* _The request_
Reproduce the listing below exactly, beginning with its first line and ending with the line that holds "from bokeh.resources import INLINE"; pictures are not part of the copy.

** Start of Data segment **

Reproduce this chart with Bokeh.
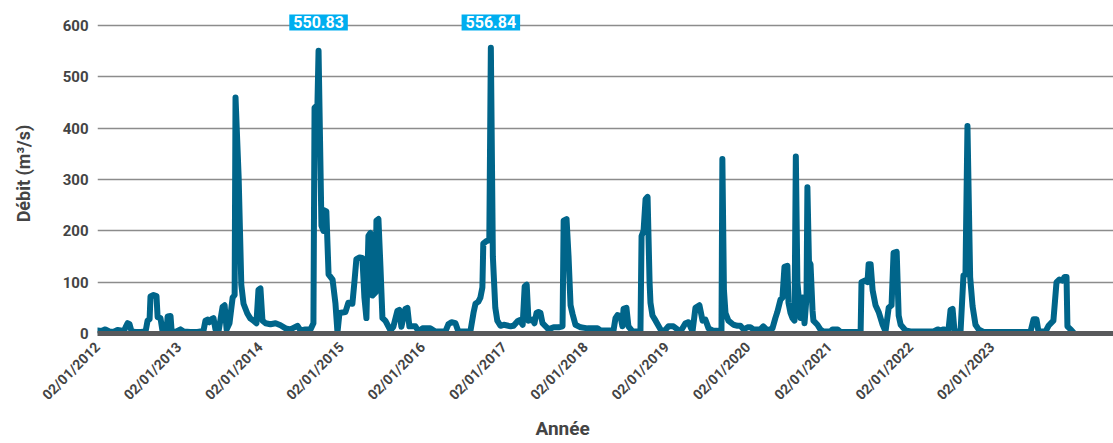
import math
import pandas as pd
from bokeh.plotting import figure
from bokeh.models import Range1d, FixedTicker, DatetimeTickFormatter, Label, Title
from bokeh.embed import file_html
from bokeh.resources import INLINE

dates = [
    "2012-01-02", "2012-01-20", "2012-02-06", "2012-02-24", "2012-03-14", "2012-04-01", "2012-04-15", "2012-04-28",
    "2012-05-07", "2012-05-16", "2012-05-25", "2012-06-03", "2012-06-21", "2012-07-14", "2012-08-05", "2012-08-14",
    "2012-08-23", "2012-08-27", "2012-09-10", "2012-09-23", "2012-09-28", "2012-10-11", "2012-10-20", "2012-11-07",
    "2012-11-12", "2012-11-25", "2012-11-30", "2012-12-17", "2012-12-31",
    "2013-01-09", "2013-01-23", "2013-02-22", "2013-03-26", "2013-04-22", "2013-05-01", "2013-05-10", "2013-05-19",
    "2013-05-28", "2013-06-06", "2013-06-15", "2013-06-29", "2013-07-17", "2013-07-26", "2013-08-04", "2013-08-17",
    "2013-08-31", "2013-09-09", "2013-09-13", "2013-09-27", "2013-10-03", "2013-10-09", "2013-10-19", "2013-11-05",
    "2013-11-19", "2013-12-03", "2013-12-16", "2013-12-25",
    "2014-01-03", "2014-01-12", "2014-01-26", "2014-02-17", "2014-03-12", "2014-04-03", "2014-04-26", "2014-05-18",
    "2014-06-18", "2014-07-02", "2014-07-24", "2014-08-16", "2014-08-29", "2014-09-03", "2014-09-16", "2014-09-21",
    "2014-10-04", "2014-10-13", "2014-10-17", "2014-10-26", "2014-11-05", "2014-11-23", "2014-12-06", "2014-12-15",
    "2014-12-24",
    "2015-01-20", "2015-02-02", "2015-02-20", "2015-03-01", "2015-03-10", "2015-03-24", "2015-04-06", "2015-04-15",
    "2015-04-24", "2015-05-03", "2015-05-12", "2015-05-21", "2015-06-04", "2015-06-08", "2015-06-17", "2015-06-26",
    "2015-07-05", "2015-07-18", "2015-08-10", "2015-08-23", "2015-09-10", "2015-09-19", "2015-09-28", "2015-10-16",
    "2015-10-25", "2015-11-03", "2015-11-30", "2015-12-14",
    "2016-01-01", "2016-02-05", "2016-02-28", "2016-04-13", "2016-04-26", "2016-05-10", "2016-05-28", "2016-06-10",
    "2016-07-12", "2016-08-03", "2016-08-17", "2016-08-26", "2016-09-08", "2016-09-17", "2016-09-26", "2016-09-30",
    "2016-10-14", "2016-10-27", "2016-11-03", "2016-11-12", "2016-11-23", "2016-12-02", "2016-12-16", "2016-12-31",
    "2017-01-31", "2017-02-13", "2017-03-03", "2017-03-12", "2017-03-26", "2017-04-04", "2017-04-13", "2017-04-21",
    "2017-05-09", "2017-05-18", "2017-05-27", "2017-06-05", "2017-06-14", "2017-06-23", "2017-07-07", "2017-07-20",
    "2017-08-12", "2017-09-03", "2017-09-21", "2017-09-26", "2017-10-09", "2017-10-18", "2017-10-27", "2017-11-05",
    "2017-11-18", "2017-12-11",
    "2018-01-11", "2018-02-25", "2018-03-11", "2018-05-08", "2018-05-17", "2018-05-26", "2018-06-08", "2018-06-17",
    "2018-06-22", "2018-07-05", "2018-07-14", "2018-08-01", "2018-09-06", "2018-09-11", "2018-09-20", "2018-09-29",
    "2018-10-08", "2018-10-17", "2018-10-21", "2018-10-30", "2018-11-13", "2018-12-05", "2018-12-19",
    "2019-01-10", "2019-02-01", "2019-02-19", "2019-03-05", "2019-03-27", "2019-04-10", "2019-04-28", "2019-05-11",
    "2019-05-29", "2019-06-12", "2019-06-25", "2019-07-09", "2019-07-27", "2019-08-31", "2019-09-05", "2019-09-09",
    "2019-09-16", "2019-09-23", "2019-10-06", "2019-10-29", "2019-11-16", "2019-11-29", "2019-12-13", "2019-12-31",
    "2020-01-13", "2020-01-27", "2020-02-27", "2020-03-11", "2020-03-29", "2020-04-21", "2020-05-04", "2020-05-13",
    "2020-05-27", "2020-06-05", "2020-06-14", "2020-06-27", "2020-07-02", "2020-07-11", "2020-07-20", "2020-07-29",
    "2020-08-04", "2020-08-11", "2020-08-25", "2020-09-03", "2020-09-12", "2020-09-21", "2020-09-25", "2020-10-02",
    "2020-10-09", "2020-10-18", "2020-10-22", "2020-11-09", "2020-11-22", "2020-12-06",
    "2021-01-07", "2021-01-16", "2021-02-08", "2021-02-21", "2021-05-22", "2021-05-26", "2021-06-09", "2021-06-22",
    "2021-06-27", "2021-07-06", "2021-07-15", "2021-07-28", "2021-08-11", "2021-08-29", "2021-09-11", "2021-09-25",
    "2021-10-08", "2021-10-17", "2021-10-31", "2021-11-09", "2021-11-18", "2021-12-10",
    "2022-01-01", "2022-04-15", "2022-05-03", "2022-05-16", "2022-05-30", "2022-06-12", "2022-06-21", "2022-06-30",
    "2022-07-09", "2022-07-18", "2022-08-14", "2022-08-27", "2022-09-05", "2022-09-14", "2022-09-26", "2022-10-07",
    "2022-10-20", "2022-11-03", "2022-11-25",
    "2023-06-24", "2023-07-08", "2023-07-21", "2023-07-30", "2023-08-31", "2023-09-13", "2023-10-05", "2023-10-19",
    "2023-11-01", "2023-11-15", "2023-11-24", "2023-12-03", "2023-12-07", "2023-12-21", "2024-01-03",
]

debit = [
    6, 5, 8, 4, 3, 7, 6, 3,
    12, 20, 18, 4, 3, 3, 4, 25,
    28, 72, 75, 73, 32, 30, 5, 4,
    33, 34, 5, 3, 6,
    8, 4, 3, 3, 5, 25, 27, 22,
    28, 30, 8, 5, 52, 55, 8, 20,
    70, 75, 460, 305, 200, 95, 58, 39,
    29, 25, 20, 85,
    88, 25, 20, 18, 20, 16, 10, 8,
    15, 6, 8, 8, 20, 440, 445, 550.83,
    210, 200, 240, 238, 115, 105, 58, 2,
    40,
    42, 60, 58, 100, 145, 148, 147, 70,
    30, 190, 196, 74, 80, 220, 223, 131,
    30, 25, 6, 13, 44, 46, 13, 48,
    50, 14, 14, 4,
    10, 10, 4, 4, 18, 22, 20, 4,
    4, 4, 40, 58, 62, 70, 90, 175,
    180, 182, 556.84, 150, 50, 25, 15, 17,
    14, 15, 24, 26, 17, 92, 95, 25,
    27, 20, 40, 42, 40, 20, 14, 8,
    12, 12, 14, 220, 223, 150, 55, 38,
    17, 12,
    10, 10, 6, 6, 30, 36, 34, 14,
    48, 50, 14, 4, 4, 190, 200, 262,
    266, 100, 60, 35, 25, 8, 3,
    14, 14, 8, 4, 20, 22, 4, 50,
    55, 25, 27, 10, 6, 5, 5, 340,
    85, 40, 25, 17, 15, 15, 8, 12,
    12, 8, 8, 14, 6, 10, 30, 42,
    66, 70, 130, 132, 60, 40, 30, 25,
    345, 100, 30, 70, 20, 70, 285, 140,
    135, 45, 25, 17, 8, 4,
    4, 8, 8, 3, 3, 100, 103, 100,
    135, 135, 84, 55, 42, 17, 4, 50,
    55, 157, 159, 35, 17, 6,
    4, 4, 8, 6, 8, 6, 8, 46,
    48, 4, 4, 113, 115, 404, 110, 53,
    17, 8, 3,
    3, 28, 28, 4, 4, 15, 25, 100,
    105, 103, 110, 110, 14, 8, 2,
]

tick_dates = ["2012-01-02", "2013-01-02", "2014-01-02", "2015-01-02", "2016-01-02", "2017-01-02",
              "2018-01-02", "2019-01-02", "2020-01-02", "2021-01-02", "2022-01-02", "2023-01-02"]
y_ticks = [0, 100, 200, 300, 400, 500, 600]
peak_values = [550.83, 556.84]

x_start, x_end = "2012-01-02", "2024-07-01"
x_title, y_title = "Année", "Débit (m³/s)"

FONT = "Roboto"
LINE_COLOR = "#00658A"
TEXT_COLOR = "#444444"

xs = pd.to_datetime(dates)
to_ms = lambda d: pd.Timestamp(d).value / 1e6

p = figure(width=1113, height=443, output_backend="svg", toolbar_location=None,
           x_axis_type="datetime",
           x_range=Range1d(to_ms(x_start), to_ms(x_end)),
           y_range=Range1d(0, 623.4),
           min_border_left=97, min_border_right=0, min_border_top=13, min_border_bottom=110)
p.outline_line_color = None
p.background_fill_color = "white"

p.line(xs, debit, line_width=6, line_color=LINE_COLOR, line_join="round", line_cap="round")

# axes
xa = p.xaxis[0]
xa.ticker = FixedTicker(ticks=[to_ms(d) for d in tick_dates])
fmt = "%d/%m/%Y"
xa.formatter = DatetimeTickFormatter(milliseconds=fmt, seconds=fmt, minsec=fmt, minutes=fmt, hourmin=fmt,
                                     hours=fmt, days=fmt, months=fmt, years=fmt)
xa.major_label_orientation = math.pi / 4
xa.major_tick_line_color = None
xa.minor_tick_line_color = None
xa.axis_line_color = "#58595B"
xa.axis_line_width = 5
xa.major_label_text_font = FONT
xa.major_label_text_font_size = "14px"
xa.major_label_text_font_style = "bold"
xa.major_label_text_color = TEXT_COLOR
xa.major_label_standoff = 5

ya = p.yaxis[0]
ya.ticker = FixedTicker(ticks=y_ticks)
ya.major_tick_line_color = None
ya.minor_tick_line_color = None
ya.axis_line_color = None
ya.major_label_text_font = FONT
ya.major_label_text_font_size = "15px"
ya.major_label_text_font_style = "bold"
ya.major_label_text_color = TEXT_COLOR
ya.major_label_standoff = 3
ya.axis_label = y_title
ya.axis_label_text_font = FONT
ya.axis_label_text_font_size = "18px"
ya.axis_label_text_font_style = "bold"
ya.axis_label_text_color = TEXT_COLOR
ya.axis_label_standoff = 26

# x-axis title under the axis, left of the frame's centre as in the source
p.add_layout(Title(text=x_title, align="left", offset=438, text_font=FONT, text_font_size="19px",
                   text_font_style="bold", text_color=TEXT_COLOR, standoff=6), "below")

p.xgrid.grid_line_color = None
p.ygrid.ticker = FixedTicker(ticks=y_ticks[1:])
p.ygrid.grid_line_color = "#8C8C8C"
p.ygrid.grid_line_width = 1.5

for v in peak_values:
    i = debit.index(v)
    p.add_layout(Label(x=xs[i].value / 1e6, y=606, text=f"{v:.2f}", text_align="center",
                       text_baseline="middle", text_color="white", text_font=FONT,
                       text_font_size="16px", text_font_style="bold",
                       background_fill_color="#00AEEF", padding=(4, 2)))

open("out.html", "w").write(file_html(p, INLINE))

** End of Data segment **

* _Expected answer_
Reproduce this chart with Bokeh.
import math
import pandas as pd
from bokeh.plotting import figure
from bokeh.models import Range1d, FixedTicker, DatetimeTickFormatter, Label, Title
from bokeh.embed import file_html
from bokeh.resources import INLINE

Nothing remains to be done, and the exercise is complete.